The money has come from the town's fund balance reserve, town officials said. The 2019 budget had originally allocated $180,000 for outside professional legal fees.

Four Latino Brentwood residents and two community groups are suing the town of Islip and the Suffolk Board of Elections over the electoral system, which they say denies Latinos equal representation in town government. Minorities make up about half of Islip's population, according to census figures, but none has ever been on the town board.

The lawsuit seeks councilmanic redistricting to create at least one district with a Latino majority. Islip currently has an at-large voting system in which candidates are elected by a townwide majority rather than by districts.
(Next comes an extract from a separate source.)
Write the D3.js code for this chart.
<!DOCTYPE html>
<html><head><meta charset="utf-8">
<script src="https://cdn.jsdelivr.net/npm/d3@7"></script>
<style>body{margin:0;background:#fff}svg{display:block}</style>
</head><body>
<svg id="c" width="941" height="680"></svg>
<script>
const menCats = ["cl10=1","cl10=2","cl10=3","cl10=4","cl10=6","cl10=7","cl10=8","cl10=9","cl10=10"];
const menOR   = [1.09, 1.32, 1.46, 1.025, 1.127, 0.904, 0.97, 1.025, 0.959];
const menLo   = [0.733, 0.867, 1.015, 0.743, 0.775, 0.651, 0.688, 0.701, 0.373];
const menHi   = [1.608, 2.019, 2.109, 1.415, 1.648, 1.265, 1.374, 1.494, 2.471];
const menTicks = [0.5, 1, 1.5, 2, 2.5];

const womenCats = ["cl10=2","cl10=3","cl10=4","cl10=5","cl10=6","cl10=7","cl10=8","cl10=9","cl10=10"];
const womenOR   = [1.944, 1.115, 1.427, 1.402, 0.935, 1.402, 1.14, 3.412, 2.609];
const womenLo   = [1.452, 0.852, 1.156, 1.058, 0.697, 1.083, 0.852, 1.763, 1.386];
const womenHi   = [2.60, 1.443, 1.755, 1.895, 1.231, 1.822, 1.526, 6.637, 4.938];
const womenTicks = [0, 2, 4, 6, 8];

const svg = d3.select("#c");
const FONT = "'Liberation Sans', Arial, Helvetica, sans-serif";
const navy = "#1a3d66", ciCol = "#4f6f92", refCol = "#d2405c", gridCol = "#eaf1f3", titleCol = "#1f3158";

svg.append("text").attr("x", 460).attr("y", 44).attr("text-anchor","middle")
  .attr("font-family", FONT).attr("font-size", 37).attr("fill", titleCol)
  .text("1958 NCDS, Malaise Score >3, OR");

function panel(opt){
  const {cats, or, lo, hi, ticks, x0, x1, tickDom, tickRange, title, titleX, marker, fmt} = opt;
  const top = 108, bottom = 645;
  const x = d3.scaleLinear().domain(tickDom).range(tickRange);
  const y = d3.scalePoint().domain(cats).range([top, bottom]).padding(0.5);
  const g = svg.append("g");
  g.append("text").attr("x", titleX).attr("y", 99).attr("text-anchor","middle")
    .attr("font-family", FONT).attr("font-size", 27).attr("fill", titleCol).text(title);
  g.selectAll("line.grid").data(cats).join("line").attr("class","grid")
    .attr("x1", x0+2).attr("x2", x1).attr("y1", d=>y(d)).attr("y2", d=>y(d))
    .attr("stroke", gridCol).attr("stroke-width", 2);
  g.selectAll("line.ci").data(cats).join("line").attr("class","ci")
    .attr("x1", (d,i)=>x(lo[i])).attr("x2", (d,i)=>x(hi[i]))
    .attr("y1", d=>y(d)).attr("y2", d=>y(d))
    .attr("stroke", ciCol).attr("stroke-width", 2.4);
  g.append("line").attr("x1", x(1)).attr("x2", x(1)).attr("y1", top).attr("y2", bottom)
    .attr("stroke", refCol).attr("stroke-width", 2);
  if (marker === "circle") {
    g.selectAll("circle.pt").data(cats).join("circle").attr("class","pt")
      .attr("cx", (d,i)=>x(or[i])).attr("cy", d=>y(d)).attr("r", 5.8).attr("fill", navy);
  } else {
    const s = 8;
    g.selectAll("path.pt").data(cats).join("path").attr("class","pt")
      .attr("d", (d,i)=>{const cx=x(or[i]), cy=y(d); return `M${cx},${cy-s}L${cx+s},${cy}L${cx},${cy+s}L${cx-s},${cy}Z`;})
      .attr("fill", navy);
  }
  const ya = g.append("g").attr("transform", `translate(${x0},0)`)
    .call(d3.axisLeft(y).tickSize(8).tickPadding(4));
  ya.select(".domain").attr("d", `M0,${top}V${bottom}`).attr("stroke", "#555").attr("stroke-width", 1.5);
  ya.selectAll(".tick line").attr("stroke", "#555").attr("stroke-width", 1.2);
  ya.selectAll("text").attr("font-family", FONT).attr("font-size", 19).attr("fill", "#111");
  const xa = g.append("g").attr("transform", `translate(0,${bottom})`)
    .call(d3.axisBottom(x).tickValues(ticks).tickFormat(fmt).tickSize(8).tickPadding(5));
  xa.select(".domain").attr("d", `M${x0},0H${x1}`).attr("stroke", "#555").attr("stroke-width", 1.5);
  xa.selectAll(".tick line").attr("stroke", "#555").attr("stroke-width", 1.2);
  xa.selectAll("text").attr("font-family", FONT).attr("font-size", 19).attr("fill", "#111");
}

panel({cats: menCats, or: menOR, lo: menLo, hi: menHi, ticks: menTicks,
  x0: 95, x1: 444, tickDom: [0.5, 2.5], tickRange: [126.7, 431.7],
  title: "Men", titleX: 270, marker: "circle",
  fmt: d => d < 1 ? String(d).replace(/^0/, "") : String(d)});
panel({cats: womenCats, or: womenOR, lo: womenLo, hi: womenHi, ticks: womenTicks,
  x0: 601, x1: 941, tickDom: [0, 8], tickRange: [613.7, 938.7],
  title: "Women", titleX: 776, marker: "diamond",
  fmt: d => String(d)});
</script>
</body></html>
In May, a federal judge denied a request by the plaintiffs to overhaul the electoral system before this year's elections for town positions while awaiting the trial to begin. 

"Despite a similar effort being voted down by Town of Islip residents in 2005, the Town has been forced to defend a federal lawsuit brought by politically motivated organizations challenging the long-standing electoral process of the Town of Islip," Islip town lawyer John DiCioccio said in an emailed statement. "The overwhelming majority of these expenses were to prepare for and participate in a three week hearing after which the Judge ruled that plaintiffs had not shown they were likely to win their case and denied their motion to change the electoral system for 2019."
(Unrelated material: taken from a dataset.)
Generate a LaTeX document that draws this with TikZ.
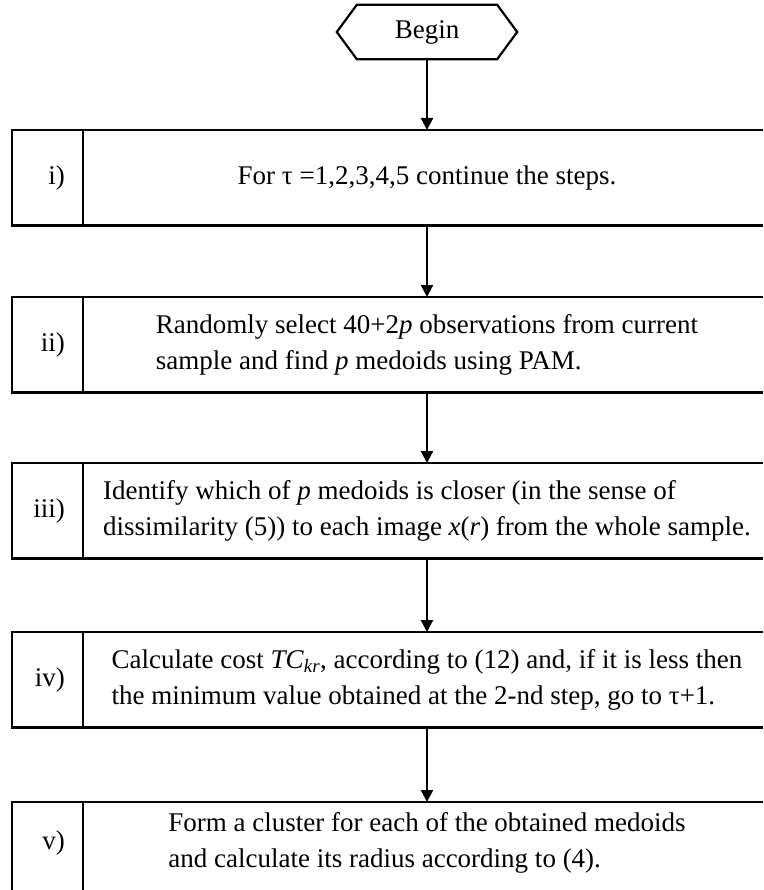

The town's legal bills for the lawsuit alone were $2.9 million this year, town officials said.

Town Supervisor Angie Carpenter did not respond to a request for comment. In November, during an interview about the town's new budget, she said the legal expenses are "precisely why you have reserves." 
"The lawsuit certainly was out of our control. Remember that this town had put a referendum on the ballot ...  (in 2005), which is what this is all about. It was defeated by the voters," she added.

The lawyer for the plaintiffs, Fred Brewington of Hempstead, said the case is currently in the discovery phase. "The parties have been actively engaged in document exchange. The next step will be the taking of further depositions of witnesses," he said.

The town has also spent approximately another $1 million on legal fees unrelated to the lawsuit, according to town records. Those expenses were incurred for "outside labor counsel," said town spokeswoman Caroline Smith in an email, as well as fees for the defense and prosecution stemming from the illegal dumping in Roberto Clemente Park in Brentwood as well as other state and federal legal matters.